Republicans, meanwhile, have a "built-in" turnout machine. They don't need a fancy primary to get their people ready. Their infrastructure is baked into the civic life of small-town Texas—churches, Chambers of Commerce, and agricultural groups. They don't "mobilize" in the way Democrats do; they just exist.
What the Numbers Actually Mean for November
So, what should you actually take away from the Texas primary?
First, look at the "drop-off" rate. In years where Democrats have high primary turnout but low general election growth, it's a sign that they've hit a ceiling. They’re just turning out the same people earlier. If the primary numbers are high but the number of new registrations in blue counties is flat, the "surge" is an illusion. It's just the same choir singing louder.
Second, watch the crossover vote. In some Texas counties, voters will participate in the Democratic primary to have a say in local races (like Sheriff or County Commissioner) but will vote straight-ticket Republican in November. This is a common survival tactic in rural areas. It inflates Democratic primary numbers while having zero impact on the top-of-the-ticket results.
The Path Forward is Through Boring Work
If you’re a strategist looking at these numbers, stop celebrating the turnout and start looking at the maps. The path to 50.1% in Texas doesn't run through more rallies in Austin. It runs through the boring, grueling work of the suburbs.
- Focus on the "Exurbs": The areas just outside the suburbs are where the state is won or lost.
- Voter Protection: High primary turnout often leads to longer lines in November. If the infrastructure isn't there to handle the volume, those voters will go home.
- Messaging Realignment: The "progressive" energy that drives primary turnout is often the same energy that scares off the moderate voters needed for a statewide win.

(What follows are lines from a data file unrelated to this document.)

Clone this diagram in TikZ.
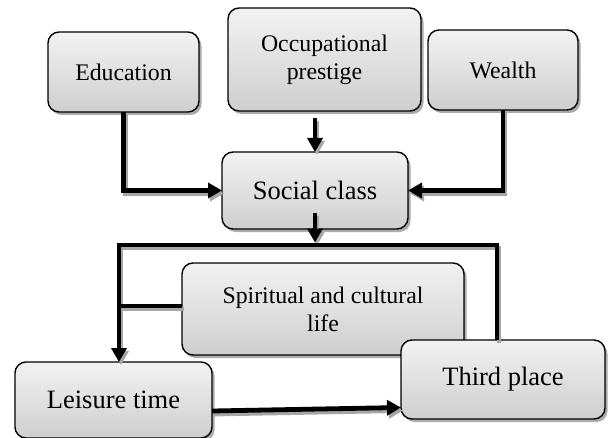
\documentclass[tikz,border=0pt]{standalone}
\usepackage{fontspec}
\setmainfont{Liberation Serif}
\usetikzlibrary{shadows,arrows.meta}
\newcommand\myconnectors[1]{%
\draw[conn,tip,#1] (edu.south) |- (social.west);
\draw[conn,tip,#1] ([yshift=-7pt]social.north |- occ.south) -- (social.north);
\draw[conn,tip,#1] (wealth.south) |- (social.east);
\draw[conn,tip,#1] ([yshift=16pt]social.south) -- ([yshift=2.5pt]social.south |- barL);
\draw[conn,tip,#1] (barR |- third.north) -- (barR) -- (barL) -- (barL |- leisure.north);
\draw[conn,#1] (spirit.west |- 0,306) -- (barL |- 0,306);
\draw[conn,tip,#1] ([yshift=-11pt]leisure.east) -- ([yshift=-28pt]third.west);
}
\begin{document}
\begin{tikzpicture}[x=1pt,y=-1pt,
  box/.style={draw=black, line width=1.4pt, rounded corners=11pt,
    top color=gray!10, bottom color=gray!38, align=center,
    inner sep=0pt, outer sep=0pt,
    drop shadow={shadow xshift=2.5pt, shadow yshift=-3pt, fill=black!55, opacity=0.6}},
  smalltxt/.style={font=\fontsize{23.8}{28}\selectfont},
  bigtxt/.style={font=\fontsize{26.5}{31}\selectfont},
  conn/.style={line width=4.8pt, draw=black},
  shadowline/.style={draw=black!35},
  tip/.style={-{Triangle[length=14pt,width=15pt]}}
]
\useasboundingbox (0,0) rectangle (609,438);
\node[box,smalltxt,minimum width=151pt,minimum height=80pt] (edu) at (123.5,72) {Education};
\node[box,smalltxt,minimum width=193pt,minimum height=103pt] (occ) at (324.5,59.5) {Occupational\\prestige};
\node[box,smalltxt,minimum width=150pt,minimum height=80pt] (wealth) at (503,70) {Wealth};
\node[box,bigtxt,minimum width=186pt,minimum height=77pt] (social) at (315,190.5) {Social class};
\node[box,smalltxt,minimum width=282pt,minimum height=92pt] (spirit) at (323,309) {Spiritual and cultural\\life};
\node[box,bigtxt,minimum width=197pt,minimum height=76pt] (leisure) at (113.5,400) {Leisure time};
\node[box,bigtxt,minimum width=204pt,minimum height=79pt] (third) at (503,379.5) {Third place};
\coordinate (barL) at (119,245);
\coordinate (barR) at (497,245);
\begin{scope}[transform canvas={shift={(2pt,-3pt)}}]
\myconnectors{shadowline}
\end{scope}
\myconnectors{}
\end{tikzpicture}
\end{document}
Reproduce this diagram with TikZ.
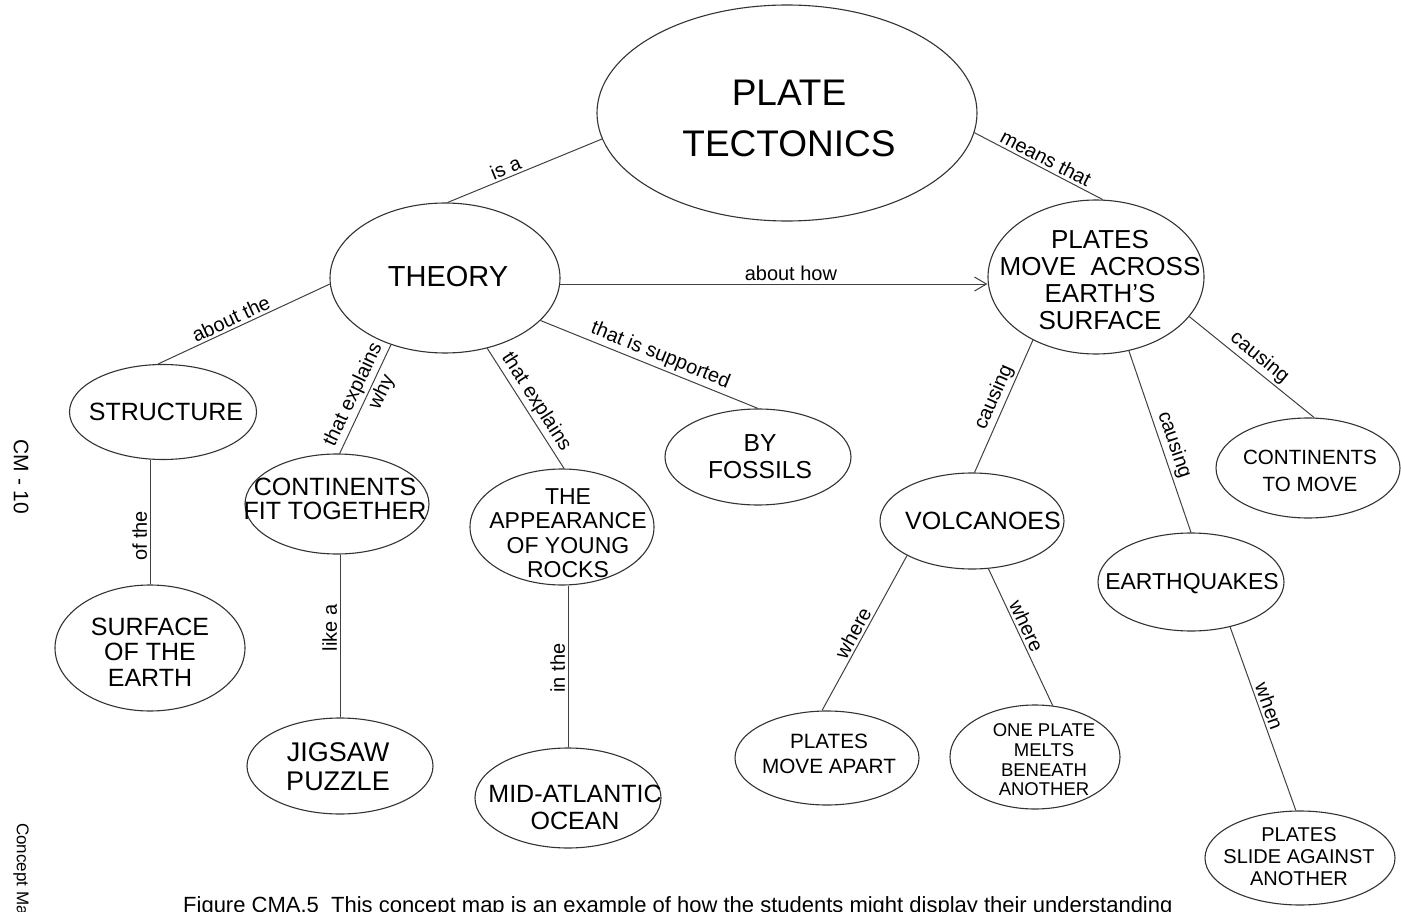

Texas isn't a "non-voting" state anymore; it’s a "high-stakes" state. But the stakes are only high if the people reading the data are honest about what it says. Right now, the data says the Democrats have a very loud, very energized base that is still significantly smaller than the Republican machine.
Don't get distracted by the raw totals. Look at the margins in the collar counties. Look at the registration growth in the 1-35 corridor. Those are the only numbers that will matter when the polls close in November. Everything else is just noise.
Get on the ground. Check the registration rolls in your specific precinct. Don't assume a neighbor who voted in March is a locked-in vote for November. The work starts now, and it doesn't involve looking at a spreadsheet of primary totals. It involves knocking on the doors of the people who didn't show up in March but definitely will in the fall.